Location
- Wolverley Kidderminster, Worcestershire, DY11 5XQ England
- 52°25′01″N 2°15′14″W﻿ / ﻿52.41691°N 2.25398°W

Information
- Type: Voluntary controlled comprehensive
- Religious affiliation: Church of England
- Established: 2007
- Local authority: Worcestershire County Council
- Specialist: Music
- Department for Education URN: 135061 Tables
- Ofsted: Reports
- Chair: Karen McGrath
- Headteacher: Rebecca Hawthorne (Acting)
- Gender: Mixed
- Age: 11 to 18
- Enrolment: 671 (2015)
- Houses: Hurcott; Lea; Blakeshall; Drakelow; Kingsford;
- Website: http://www.wolverley.worcs.sch.uk/

= Wolverley Church of England Secondary School =

Wolverley CofE Secondary School is located in the village of Wolverley, near Kidderminster in Worcestershire, England. The mixed gender school has approximately 670 students on roll (2014) and opened in 2007 following the closure of its predecessor, Wolverley High School, as part of the local area reorganisation from three-tier education. At the same time, the school became a controlled Church of England school.
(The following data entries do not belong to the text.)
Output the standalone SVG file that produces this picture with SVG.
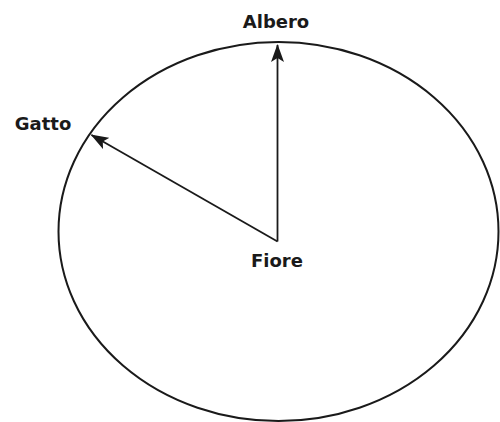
<svg xmlns="http://www.w3.org/2000/svg" width="500" height="422" viewBox="0 0 500 422">
<style>
.lbl{font-family:"DejaVu Sans","Liberation Sans",sans-serif;font-weight:bold;font-size:18px;fill:#1a1a1a;text-anchor:middle}
.edge{stroke:#1a1a1a;stroke-width:1.8;fill:none}
</style>
<defs>
<marker id="ah" viewBox="0 0 18 13" refX="17" refY="6.5" markerWidth="18" markerHeight="13" markerUnits="userSpaceOnUse" orient="auto">
<path d="M0,0 L18,6.5 L0,13 L4,6.5 Z" fill="#1a1a1a"/>
</marker>
</defs>
<rect width="500" height="422" fill="#fff"/>
<g id="ellipse"><ellipse cx="278.5" cy="231.5" rx="220" ry="189.5" fill="none" stroke="#1a1a1a" stroke-width="2"/></g>
<g id="connectors">
<line class="edge" x1="277.5" y1="241.5" x2="277.5" y2="45" marker-end="url(#ah)"/>
<line class="edge" x1="277.5" y1="241.5" x2="91.5" y2="135" marker-end="url(#ah)"/>
</g>
<g id="albero"><text class="lbl" x="276" y="28">Albero</text></g>
<g id="gatto"><text class="lbl" x="43" y="130">Gatto</text></g>
<g id="fiore"><text class="lbl" x="277" y="267">Fiore</text></g>
</svg>
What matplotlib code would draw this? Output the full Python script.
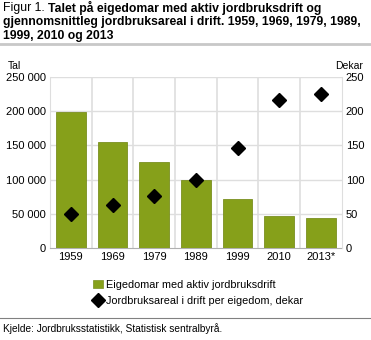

The school accepts students aged 11 to 18, and offers courses at GCSE and A-Level. The February 2014 Ofsted inspection results, published in March 2014, reported the school as being 'a school that requires improvement'. Later inspections in June 2016 and November 2021 both rated the school as ‘Good’.

==History ==
Wolverley CE Secondary School opened in 2007 following the closure of Wolverley High School and a restructuring in the Worcestershire Local Authority. At the same time it converted to a controlled Church of England School. Wolverley was the birthplace of William Sebright, a former Town Clerk of London. Sebright died in 1620 and his will stated that his estate was to be used for the foundation of a grammar school in Wolverley. The original site of the school was in the centre of the village, but in 1931 the school changed its name to Sebright School and moved to a new site. Between 1948 and 1970, Sebright was a private school, before reopening as Wolverley High School.

==Achievement==
Percentage of students gaining 5 A*-C grades at GCSE.
- 2011: 36%
- 2012: 53%
- 2013: 48%
- 2014: 47%
- 2015: 45%

== Sports ==
In 2014 the rugby team at Wolverley became The Wolverley Whirlwinds. They play against those of King Charles I School, The Bewdley School, Baxter College, Stourport High School and The Chantry School.